Two invariants collide:

  • Client only ACKs on display. The single place the worker emits an ack is onDisplayed() (widgets/src/worker/entry.ts:56), called from the VideoDecoder's output callback (widgets/src/worker/videoDecode.ts:40). Every ACK carries displayed: true. No output ⇒ no ACK.
  • Server only sends when inflight has room. RfbSession adds each sent payload's seq to inflight (src/pdum/rfb/session.py:156) and only clears it when an ack arrives (session.py:113, inflight.discard(seq)). Before encoding/sending the next frame it drops if len(inflight) >= max_inflight (session.py:236, default max_inflight=2).

So once ~2 sent frames fail to display:

decoder emits nothing ──► no displayed ACK ──► server inflight stays full
        ▲                                              │
        └────────── server drops every new frame ◄─────┘  (never sends the frame
                     (incl. the forced keyframe)            that might un-stick decode)

It is a mutual wait. Critically, the usual escape hatches don't fire:

  • request_keyframe (sent on gate reset / decode-queue backlog, videoDecode.ts:51, entry.ts:89) only sets force_keyframe = True server-side (session.py:122). The keyframe still can't be sent — it hits the same inflight >= max_inflight drop first.
  • Switching backend/scene doesn't help — the publisher's new frames enter the same full inflight and are dropped. The session is stranded until the connection is torn down.

The observability gap

Even while deadlocked, the client says nothing:

  • The VideoDecoder error callback is silent (videoDecode.ts:49): it resets the gate and requests a keyframe, but never console.warns and never posts an error message — so the app's onError (RemoteFramebufferView.ts:231) never fires and the console is empty. This is the literal "no console logs to help debug" the incident reported.
  • The stall watchdog that does exist keys off decodeQueueSize (shouldRequestKeyframe, backpressure.ts:47). A decoder that accepts chunks and buffers them (the reorder case) keeps decodeQueueSize low, so this heuristic never trips. It detects a backlog, not a stall.
  • The HUD's displayed counter simply stops incrementing; there is no "received N chunks, displayed 0" signal that would name the problem.

Proposed changes

Ordered by leverage. (1) and (2) are the minimum that turns a silent brick into a visible, self-healing hiccup; (5) is the robust backstop that breaks the deadlock even against a buggy or old client.
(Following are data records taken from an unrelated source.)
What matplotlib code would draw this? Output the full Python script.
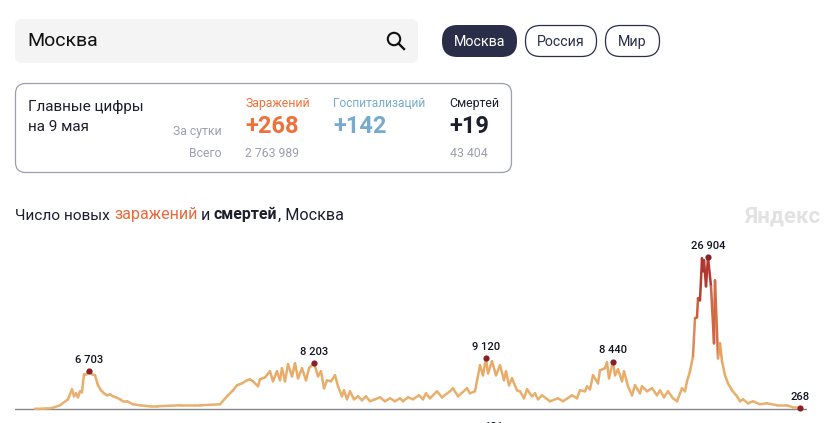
import numpy as np
import matplotlib
matplotlib.use('Agg')
import matplotlib.pyplot as plt
from matplotlib.collections import LineCollection
from matplotlib.colors import LinearSegmentedColormap, Normalize
from matplotlib.patches import FancyBboxPatch, Circle
from matplotlib.lines import Line2D

plt.rcParams['font.family'] = ['Roboto', 'DejaVu Sans']

#------------- Data --------------------------------------#
days_1 = [1, 11, 18, 26, 34, 38, 40, 42, 44, 46, 48, 50, 52, 55, 58, 61, 64, 67, 70, 73, 76, 79, 82, 86, 89, 93, 99,
          106, 116, 123, 146, 166, 186]
cases_1 = [90, 120, 230, 710, 1770, 3540, 2300, 2830, 2120, 3190, 3010, 6200, 6200, 6703, 6200, 6020, 4250, 3360,
           2830, 2480, 2660, 2300, 2120, 1770, 1420, 1420, 890, 710, 530, 530, 710, 710, 890]
days_2 = [193, 199, 203, 208, 213, 216, 219, 224, 226, 231, 236, 239, 243, 246, 248, 251, 254, 258, 261, 264, 268,
          272, 275, 280, 284, 287, 290, 293, 297, 301, 304, 308, 310, 313, 316, 320, 324, 328, 332, 336, 341, 346,
          351, 356, 361, 366, 369, 374, 379, 385, 389, 392, 396, 403, 408, 416, 419, 424, 433, 436, 441]
cases_2 = [2300, 3360, 4250, 4600, 5130, 5310, 4960, 4070, 5310, 5660, 6730, 4960, 6730, 5130, 7260, 4960, 7970,
           5840, 8140, 5490, 7260, 5130, 7260, 8203, 5840, 6730, 3720, 5130, 4960, 6020, 4070, 2300, 3360, 1770,
           3190, 1770, 2300, 1590, 2300, 1420, 1770, 2120, 1420, 1950, 1420, 1950, 1420, 2120, 1770, 2480, 1770,
           2830, 1950, 3190, 2120, 3190, 3720, 2300, 3720, 2830, 3190]
days_3 = [446, 449, 452, 454, 458, 462, 466, 470, 472, 475, 478, 483, 486, 490, 493, 498, 501, 504, 508, 516, 524,
          529, 538, 543, 546, 551, 553, 556, 559, 564, 566, 571, 573, 575, 579, 581, 584, 588, 590, 594, 598, 601,
          606, 608, 613, 618, 623, 626, 630, 634, 639, 643, 648, 651, 653, 656]
cases_3 = [7790, 6020, 9120, 6370, 8500, 6020, 7790, 5130, 6730, 4250, 5490, 3360, 3190, 1950, 3540, 2300, 2830,
           1770, 2480, 1420, 1950, 1420, 2480, 1950, 3360, 3190, 4070, 3540, 6020, 4600, 6900, 7260, 8320, 5490,
           8440, 6020, 7080, 4960, 6730, 4070, 2480, 4250, 2830, 4070, 3190, 3720, 2480, 3360, 2120, 3190, 1950,
           1420, 3720, 3190, 4960, 6730]
days_4 = [659, 661, 663, 664, 666, 668, 669, 670, 672, 674, 677, 680, 681, 684, 686, 688, 691, 694, 698, 703, 706,
          709, 714, 719, 726, 733, 743, 753, 759, 766]
cases_4 = [9380, 16100, 16280, 19650, 19290, 26730, 24430, 26370, 21770, 26904, 21770, 11680, 22830, 9030, 11680,
           8500, 6020, 4600, 3360, 2300, 1420, 1770, 1060, 1420, 890, 1060, 710, 710, 350, 268]
peak_days = [55, 280, 452, 579, 674, 766]
peak_values = [6703, 8203, 9120, 8440, 26904, 268]
peak_labels = ['6 703', '8 203', '9 120', '8 440', '26 904', '268']

pills = ['Москва', 'Россия', 'Мир']
card_heads = ['Заражений', 'Госпитализаций', 'Смертей']

#------------- Page layer in pixels -----------------#
fig = plt.figure(figsize=(8.32, 4.23), dpi=100)
page = fig.add_axes([0, 0, 1, 1])
page.set_xlim(0, 832)
page.set_ylim(423, 0)
page.axis('off')

def box(x, y, w, h, r, fc, ec='none', lw=1.0):
    page.add_patch(FancyBboxPatch((x + r, y + r), w - 2 * r, h - 2 * r, boxstyle=f'round,pad={r},rounding_size={r}',
                                  fc=fc, ec=ec, lw=lw))

def label(x, y, s, size, color, ha='left', weight='normal'):
    page.text(x, y, s, fontsize=size, color=color, ha=ha, va='baseline', fontweight=weight)

# search field
box(15, 19, 403, 44, 7, '#f4f4f4')
label(27, 46, 'Москва', 14, '#111111')
page.add_patch(Circle((394, 39), 6.2, fc='none', ec='#111111', lw=1.5))
page.add_line(Line2D([398.5, 404], [43.5, 49], color='#111111', lw=1.7))

# pills
box(442, 25, 75, 32, 15.5, '#2a2e48')
box(525.5, 25.5, 71, 31, 15, 'white', '#2a2e48', 0.9)
box(605.5, 25.5, 54, 31, 15, 'white', '#2a2e48', 0.9)
label(479.5, 46, pills[0], 10.3, 'white', 'center')
label(561, 46, pills[1], 10.2, '#2a2e48', 'center')
label(632.5, 46, pills[2], 10.3, '#2a2e48', 'center')

# card
box(15.5, 83.5, 496, 89, 10, 'white', '#9a9eae', 0.9)
label(28, 111, 'Главные цифры', 11, '#1c1e2e')
label(28, 131, 'на 9 мая', 11, '#1c1e2e')
label(222, 135, 'За сутки', 8.8, '#9a9eae', 'right')
label(222, 157, 'Всего', 8.8, '#9a9eae', 'right')
label(245, 107, card_heads[0], 8.8, '#f0703a')
label(245, 133, '+268', 17, '#f0703a', weight='bold')
label(245, 157, '2 763 989', 8.8, '#9a9eae')
label(333, 107, card_heads[1], 8.6, '#78aacd')
label(333, 133, '+142', 17, '#78aacd', weight='bold')
label(449.5, 107, card_heads[2], 8.8, '#1c1e2e')
label(449.5, 133, '+19', 17, '#1c1e2e', weight='bold')
label(449.5, 157, '43 404', 8.8, '#9a9eae')

# title, built from coloured runs
label(15, 219.5, 'Число новых', 11.1, '#1c1e2e')
label(114, 219.5, 'заражений', 11.6, '#e8693a')
label(201, 219.5, 'и', 11.6, '#1c1e2e')
label(214, 219.5, 'смертей', 11.4, '#1c1e2e', weight='bold')
label(278, 219.5, ', Москва', 11.6, '#1c1e2e')
label(821, 223, 'Яндекс', 16, '#e2e2e2', 'right', 'bold')

#------------- Chart layer -----------------#
# axes from px 15 to 807, top at px 235, bottom at px 423, baseline at px 409.3
ax = fig.add_axes([15 / 832, 0, 792 / 832, 188 / 423])
ax.set_xlim(-19, 773)
ax.set_ylim(-13.7 * 177, 174.3 * 177)
ax.axis('off')
ax.patch.set_alpha(0)

ax.axhline(0, color='#85878f', lw=1.0, zorder=1)

x = np.array(days_1 + days_2 + days_3 + days_4, dtype=float)
y = np.array(cases_1 + cases_2 + cases_3 + cases_4, dtype=float)
points = np.column_stack([x, y]).reshape(-1, 1, 2)
segments = np.concatenate([points[:-1], points[1:]], axis=1)
cmap = LinearSegmentedColormap.from_list('cases', [(0, '#e9b26e'), (0.35, '#e8a865'), (0.55, '#d9774a'),
                                                   (0.8, '#bd4232'), (1, '#a8302e')])
lc = LineCollection(segments, cmap=cmap, norm=Normalize(0, 26904), lw=1.8, capstyle='round', joinstyle='round', zorder=2)
lc.set_array((y[:-1] + y[1:]) / 2)
ax.add_collection(lc)

ax.scatter(peak_days, peak_values, s=20, color='#8a2028', zorder=3, clip_on=False, linewidths=0)
for d, v, s in zip(peak_days, peak_values, peak_labels):
    ax.annotate(s, (d, v), xytext=(0, 4.5), textcoords='offset points', ha='center', va='bottom',
                fontsize=8, color='#111522', fontweight='medium')

# top of a label that the page cuts off at the bottom edge
label(494, 429.5, '131', 8, '#111522', 'center', 'medium')

plt.savefig('out.png', dpi=100)
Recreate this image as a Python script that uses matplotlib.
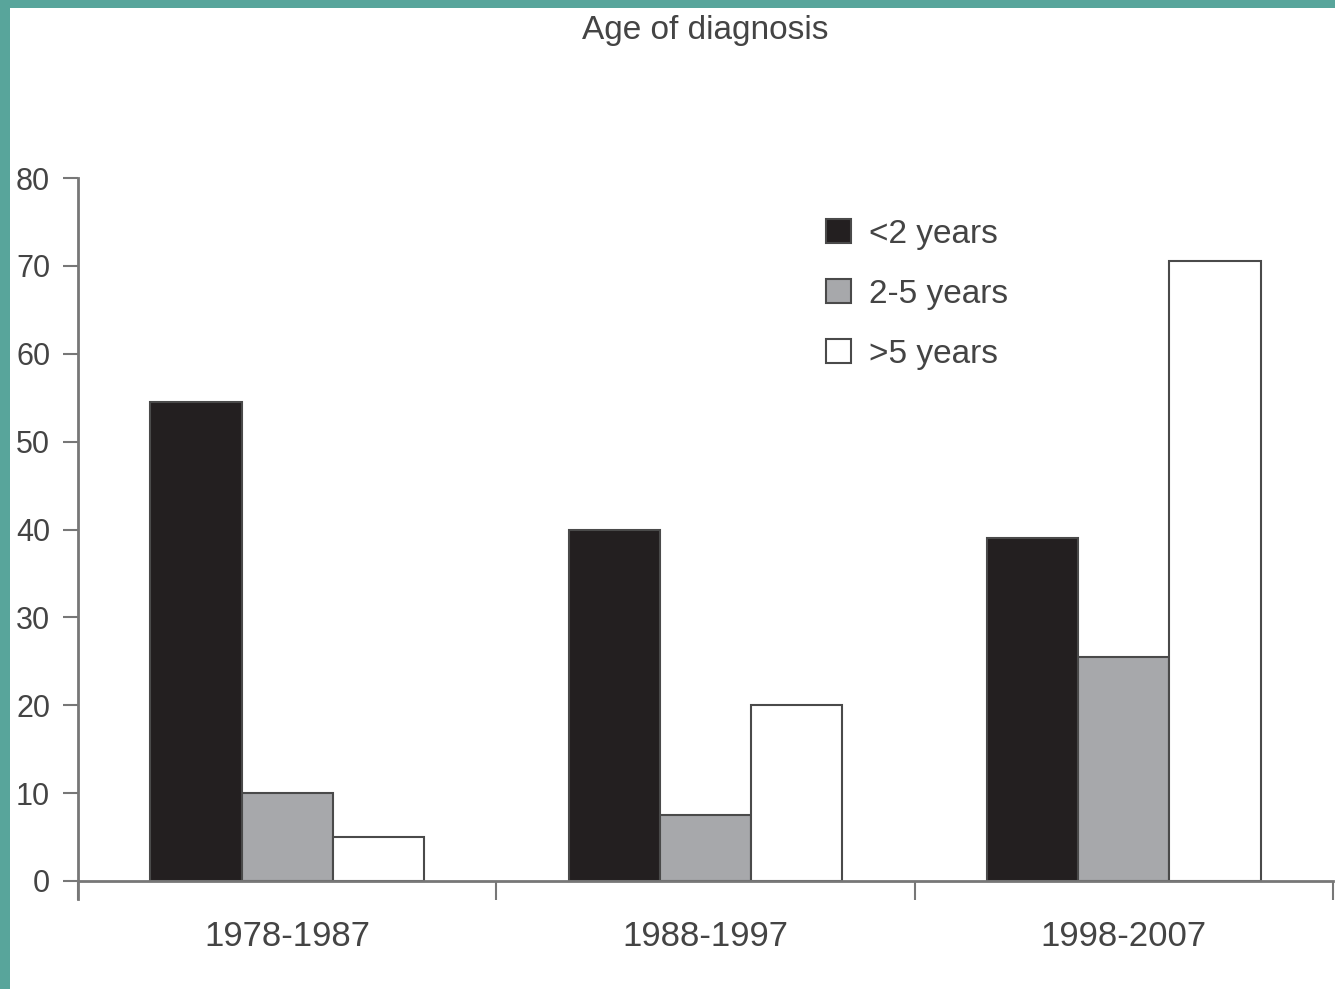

  1. Make decode errors observable. In the VideoDecoder error handler (videoDecode.ts:49) and on watchdog trip: console.warn with the codec + error, and post({ type: "error", … }) / a softer decode_warning so onError/onStats can show it. Distinguish recoverable (reset + keyframe) from fatal (configure threw / codec unsupported).

  2. A real stall watchdog. Track queued − displayed and wall-clock since the last output. If chunks were queued but nothing displayed for ~1 s, treat it as a stall: surface it (per 1), then run recovery (per 3). This is the signal decodeQueueSize can't give.

  3. Recovery that actually un-sticks decode. On stall: fully rebuild the decoder (close() + fresh configure()), re-arm the KeyframeGate, and request a keyframe. A fresh configure() clears any bad decoder buffering state that a keyframe alone won't.

  4. Release the server's inflight on a client-side stall. Recovery is useless if the server still won't send. The client must tell the server to stop waiting for frames it will never display — e.g. a decoder_reset / nack{through_seq} control that clears inflight (and forces a keyframe) server-side. Do not just ACK the stalled seqs with displayed: true — that would corrupt the displayed-FIFO seq attribution and RTT. A distinct control keeps the "displayed means displayed" invariant intact.

  5. Server-side inflight timeout (defense in depth). Independently of the client, if a seq sits in inflight unacked for > T (e.g. 2 s), the session should drop it, force a keyframe, and log. This single change breaks the deadlock from the server side even when the client is an old build or wedged in a way (4) doesn't cover — the most robust backstop, and it belongs with the existing latest-frame-wins policy in session.py.

  6. optimizeForLatency: true in configure() (complementary). Correct for a real-time, low-latency stream and reduces decoder-side buffering/latency generally. Note it is a hint: in this incident the hardware decoder ignored it (which is why the encoder-side VUI fix was the real cure), so it is defense in depth, not a substitute for (1)–(5).

Testing

  • Vitest can cover the core logic without a browser: the deadlock is reproducible purely from "N chunks queued via BackpressureController.onQueued, zero onDisplayed" → assert the watchdog trips, an error is surfaced, and a reset/nack is emitted. The server inflight-timeout is a RfbSession unit test (advance the fake clock, assert inflight clears and a keyframe is forced).
  • Headless caveat. Playwright's SwiftShader is a software decoder and emits regardless of the VUI, so it cannot reproduce the original hardware-buffering trigger — only a real GPU-backed Chrome does. Resilience tests must therefore simulate the stall (no output) rather than rely on a real decoder to stall.

Out of scope

  • The NVENC reorder VUI itself (already fixed upstream of this doc).
  • Reworking the backpressure model; this proposal keeps latest-frame-wins and the displayed-ACK semantics, adding only stall detection, recovery, and a timeout backstop.